**Supplied information**:
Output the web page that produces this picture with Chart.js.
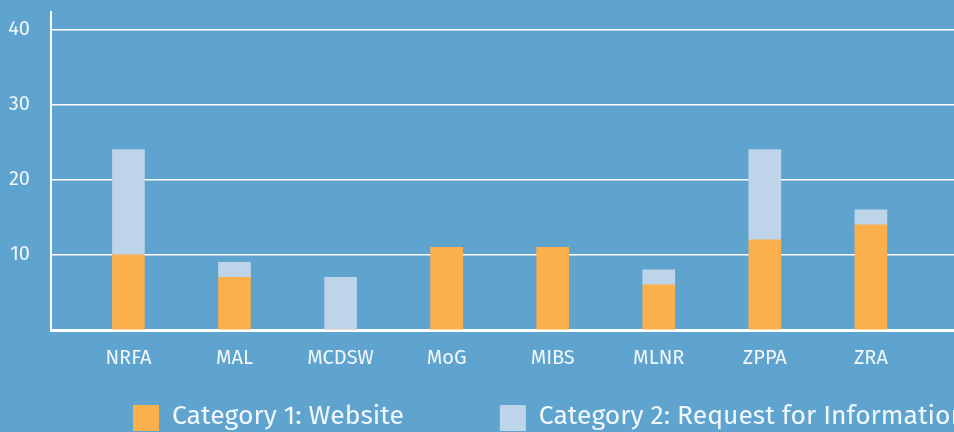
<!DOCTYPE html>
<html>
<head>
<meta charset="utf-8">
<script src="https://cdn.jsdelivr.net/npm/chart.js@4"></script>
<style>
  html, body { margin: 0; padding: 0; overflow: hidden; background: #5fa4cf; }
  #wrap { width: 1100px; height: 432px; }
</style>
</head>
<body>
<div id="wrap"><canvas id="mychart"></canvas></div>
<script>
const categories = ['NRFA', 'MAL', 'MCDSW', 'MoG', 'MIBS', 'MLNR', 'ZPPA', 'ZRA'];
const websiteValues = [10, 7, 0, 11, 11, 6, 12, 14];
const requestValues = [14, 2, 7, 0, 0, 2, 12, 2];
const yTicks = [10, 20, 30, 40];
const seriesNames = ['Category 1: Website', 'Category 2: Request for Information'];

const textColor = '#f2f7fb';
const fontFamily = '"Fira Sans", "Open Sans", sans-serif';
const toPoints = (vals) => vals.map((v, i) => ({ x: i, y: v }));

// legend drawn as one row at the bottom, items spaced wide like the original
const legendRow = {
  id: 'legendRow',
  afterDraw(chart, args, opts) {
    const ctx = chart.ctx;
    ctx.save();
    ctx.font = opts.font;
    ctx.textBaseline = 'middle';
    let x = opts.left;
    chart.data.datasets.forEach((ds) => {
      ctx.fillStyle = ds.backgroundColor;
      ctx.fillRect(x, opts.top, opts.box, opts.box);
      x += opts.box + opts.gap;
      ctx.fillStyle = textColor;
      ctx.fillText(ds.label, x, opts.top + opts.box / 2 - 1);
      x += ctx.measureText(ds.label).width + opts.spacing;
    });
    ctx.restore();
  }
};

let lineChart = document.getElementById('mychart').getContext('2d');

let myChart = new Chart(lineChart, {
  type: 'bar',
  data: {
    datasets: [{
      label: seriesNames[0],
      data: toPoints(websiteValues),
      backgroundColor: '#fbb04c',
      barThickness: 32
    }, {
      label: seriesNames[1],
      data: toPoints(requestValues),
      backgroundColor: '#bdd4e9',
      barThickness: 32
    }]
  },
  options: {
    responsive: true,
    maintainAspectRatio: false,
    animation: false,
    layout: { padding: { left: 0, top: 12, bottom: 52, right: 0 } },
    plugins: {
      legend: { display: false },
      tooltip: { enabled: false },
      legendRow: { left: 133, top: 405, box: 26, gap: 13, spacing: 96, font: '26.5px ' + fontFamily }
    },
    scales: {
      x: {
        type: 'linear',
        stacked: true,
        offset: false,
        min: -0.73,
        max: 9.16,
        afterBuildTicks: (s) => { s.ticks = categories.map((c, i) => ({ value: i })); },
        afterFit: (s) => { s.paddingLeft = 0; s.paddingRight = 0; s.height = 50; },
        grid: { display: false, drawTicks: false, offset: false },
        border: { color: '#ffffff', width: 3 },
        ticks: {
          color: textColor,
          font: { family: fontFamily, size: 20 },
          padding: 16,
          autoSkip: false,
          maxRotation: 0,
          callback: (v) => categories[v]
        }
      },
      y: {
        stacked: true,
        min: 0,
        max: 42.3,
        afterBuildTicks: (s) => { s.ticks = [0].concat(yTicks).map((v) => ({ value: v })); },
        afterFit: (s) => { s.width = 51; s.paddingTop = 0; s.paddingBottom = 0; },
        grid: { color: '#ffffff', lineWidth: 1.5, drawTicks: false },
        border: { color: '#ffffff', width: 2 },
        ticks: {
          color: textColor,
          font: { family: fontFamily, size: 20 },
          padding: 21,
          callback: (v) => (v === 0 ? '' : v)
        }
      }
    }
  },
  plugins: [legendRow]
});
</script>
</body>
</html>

**What the task requires**: Omit each picture, then return all of the listing exactly as it stands.

**Answer to the task**:
Output the web page that produces this picture with Chart.js.
<!DOCTYPE html>
<html>
<head>
<meta charset="utf-8">
<script src="https://cdn.jsdelivr.net/npm/chart.js@4"></script>
<style>
  html, body { margin: 0; padding: 0; overflow: hidden; background: #5fa4cf; }
  #wrap { width: 1100px; height: 432px; }
</style>
</head>
<body>
<div id="wrap"><canvas id="mychart"></canvas></div>
<script>
const categories = ['NRFA', 'MAL', 'MCDSW', 'MoG', 'MIBS', 'MLNR', 'ZPPA', 'ZRA'];
const websiteValues = [10, 7, 0, 11, 11, 6, 12, 14];
const requestValues = [14, 2, 7, 0, 0, 2, 12, 2];
const yTicks = [10, 20, 30, 40];
const seriesNames = ['Category 1: Website', 'Category 2: Request for Information'];

const textColor = '#f2f7fb';
const fontFamily = '"Fira Sans", "Open Sans", sans-serif';
const toPoints = (vals) => vals.map((v, i) => ({ x: i, y: v }));

// legend drawn as one row at the bottom, items spaced wide like the original
const legendRow = {
  id: 'legendRow',
  afterDraw(chart, args, opts) {
    const ctx = chart.ctx;
    ctx.save();
    ctx.font = opts.font;
    ctx.textBaseline = 'middle';
    let x = opts.left;
    chart.data.datasets.forEach((ds) => {
      ctx.fillStyle = ds.backgroundColor;
      ctx.fillRect(x, opts.top, opts.box, opts.box);
      x += opts.box + opts.gap;
      ctx.fillStyle = textColor;
      ctx.fillText(ds.label, x, opts.top + opts.box / 2 - 1);
      x += ctx.measureText(ds.label).width + opts.spacing;
    });
    ctx.restore();
  }
};

let lineChart = document.getElementById('mychart').getContext('2d');

let myChart = new Chart(lineChart, {
  type: 'bar',
  data: {
    datasets: [{
      label: seriesNames[0],
      data: toPoints(websiteValues),
      backgroundColor: '#fbb04c',
      barThickness: 32
    }, {
      label: seriesNames[1],
      data: toPoints(requestValues),
      backgroundColor: '#bdd4e9',
      barThickness: 32
    }]
  },
  options: {
    responsive: true,
    maintainAspectRatio: false,
    animation: false,
    layout: { padding: { left: 0, top: 12, bottom: 52, right: 0 } },
    plugins: {
      legend: { display: false },
      tooltip: { enabled: false },
      legendRow: { left: 133, top: 405, box: 26, gap: 13, spacing: 96, font: '26.5px ' + fontFamily }
    },
    scales: {
      x: {
        type: 'linear',
        stacked: true,
        offset: false,
        min: -0.73,
        max: 9.16,
        afterBuildTicks: (s) => { s.ticks = categories.map((c, i) => ({ value: i })); },
        afterFit: (s) => { s.paddingLeft = 0; s.paddingRight = 0; s.height = 50; },
        grid: { display: false, drawTicks: false, offset: false },
        border: { color: '#ffffff', width: 3 },
        ticks: {
          color: textColor,
          font: { family: fontFamily, size: 20 },
          padding: 16,
          autoSkip: false,
          maxRotation: 0,
          callback: (v) => categories[v]
        }
      },
      y: {
        stacked: true,
        min: 0,
        max: 42.3,
        afterBuildTicks: (s) => { s.ticks = [0].concat(yTicks).map((v) => ({ value: v })); },
        afterFit: (s) => { s.width = 51; s.paddingTop = 0; s.paddingBottom = 0; },
        grid: { color: '#ffffff', lineWidth: 1.5, drawTicks: false },
        border: { color: '#ffffff', width: 2 },
        ticks: {
          color: textColor,
          font: { family: fontFamily, size: 20 },
          padding: 21,
          callback: (v) => (v === 0 ? '' : v)
        }
      }
    }
  },
  plugins: [legendRow]
});
</script>
</body>
</html>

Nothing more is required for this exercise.